= Advanced Mezzanine Card =

Printed circuit boards

Advanced Mezzanine Cards are printed circuit boards (PCBs) that follow a specification of the PCI Industrial Computers Manufacturers Group (PICMG).
Known as AdvancedMC or AMC, the official specification designation is AMC.x. Originally AMC was targeted to requirements for carrier grade communications equipment, but later used in other markets.

AMC modules are designed to work standalone, hot pluggable on any carrier card (base boards and system carrier boards in AdvancedTCA Systems) or as a hot pluggable board into a backplane directly as defined by MicroTCA specifications.
The AMC standard differs from other mezzanine card standards such as PCI Mezzanine Card (PMC), PCIexpress Mezzanine Card XMC and FMC – FPGA Mezzanine Card by the 0 degree instead of 90 degree orientation of its connector enabling hot plug of the AMC.

== Specifications ==
- AMC.0 is the "base" or "core" specification. The AdvancedMC definition alone defines a protocol agnostic connector to connect to a carrier card or a backplane. Intermediate revisions are known as engineering change notices, or ECNs.
R1.0 adopted January 3, 2005
ECN-001 adopted June 2006
R2.0 adopted November 15, 2006
An AMC card can use proprietary LVDS-based signaling, or one of the following AMC specifications:
- AMC.1 PCI Express (and PCI Express Advanced Switching) (ratified)
- AMC.2 Gigabit Ethernet and XAUI (ratified)
- AMC.3 Storage (ratified)
- AMC.4 Serial RapidIO (ratified)

== Sizes ==
There are six types of AMC cards ("Module") available. A Full-size Module is the most common, allowing up to 23.25 mm high components (from centerline of PCB). A Mid-size Module allows component heights maxed at 11.65 to 14.01 mm (depending on board location). A Compact Module allows only 8.18 mm.

== AMCs used in AdvancedTCA systems ==
To use AMCs in ATCA-systems a special carrier card known as hybrid or cutaway carrier is required to hold one Full-size Module or two Compact-size (see connectors below). Each height is paired with a width, single or double, describing how many carrier slots the board fills. A double width card allows more component space, but does not provide any additional power or bandwidth because it only uses a single connector.
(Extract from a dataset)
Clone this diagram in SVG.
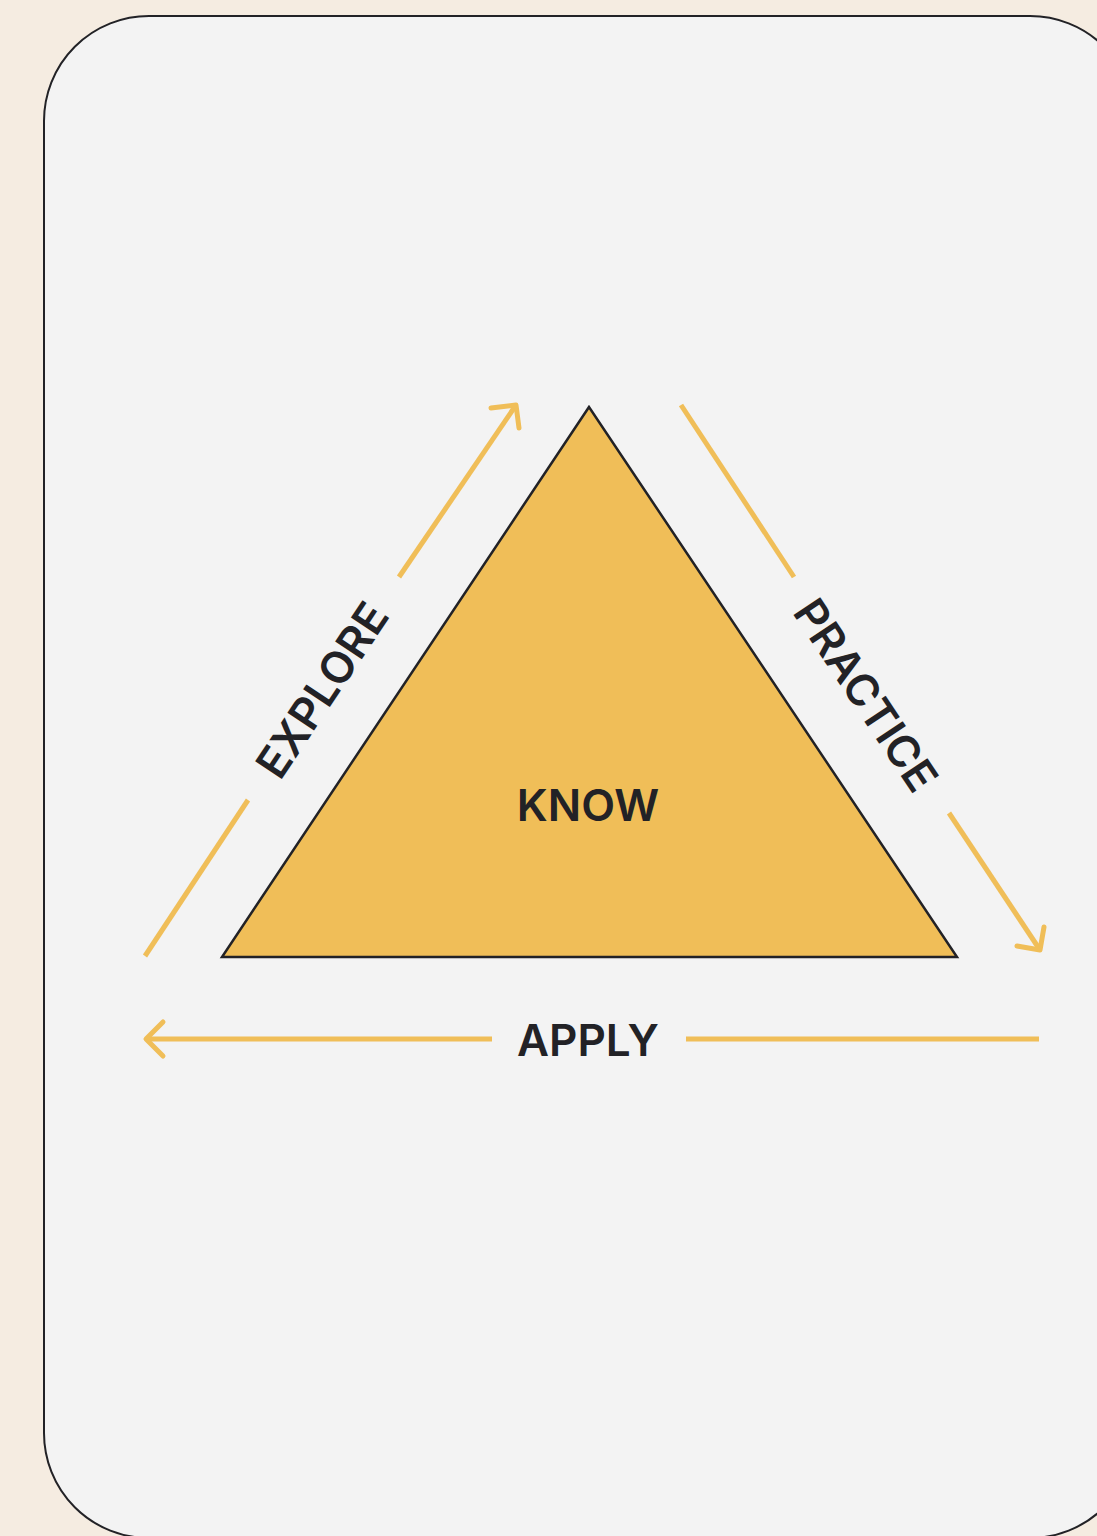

The pinout of the AMC electrical connector on an ATCA-AMC carrier or motherboard is fairly complex, with up to 170 signal traces. There are four different lengths the traces can be, which allows hot swapping by knowing in advance which traces will become active in which order upon insertion. To help reduce cost for mass production, a card may only require the traces on one side (pins 1 to 85). The possibility of using only half the pin locations, combined with various height combinations, results in four different connector types that are available on the carrier card:

| Connector Style | Pins | Mating Card Type |
|---|---|---|
| B | 85 | One module that only needs pins 1-85 |
| B+ | 170 | One module card that uses all available pins (1–170) |
| AB | 170 | Two adjacent modules that each only need pins 1-85 |
| A+B+ | 340 | Two adjacent modules that use all available pins (1–170) |

Bay sizes:

| Bay | Aperture | Connector | Compact Module | Mid-size Module | Full-size Module |
|---|---|---|---|---|---|
| Compact Conventional Bay | 3 | B, B+ | Slot B | - | - |
| Mid-size Conventional Bay | 4 | B, B+ | Convert face plate to mid-size | Slot B | - |
| Single Slot Cutaway Bay | 6 | B, B+ | Convert face plate to full-size | Convert face plate to full-size | Slot B |
| Dual Slot Cutaway Bay | 6 | AB, A+B+ | Slots A and B | Convert face plate to full-size | Slot B |

== AMCs used in MicroTCA systems ==
The AdvancedMC card is considered powerful enough that there are situations where the processing functionality is the only requirement. The MicroTCA standard is targeted at supplying a COTS chassis that will allow AMC cards to function without any AdvancedTCA carrier card. The function of the ATCA carrier board and of the ATCA shelf manager are concentrated on one board, which is called the MicroTCA Carrier Hub (MCH). On July 6, 2006, MicroTCA R1.0 was approved. Since this approval, companies like Advantech, Kontron, N.A.T., Annapolis Micro Systems, VadaTech Inc., have launched AMC and MCH products.

Versions of MicroTCA with fewer AdvancedMC card slots are informally known as NanoTCA and PicoTCA.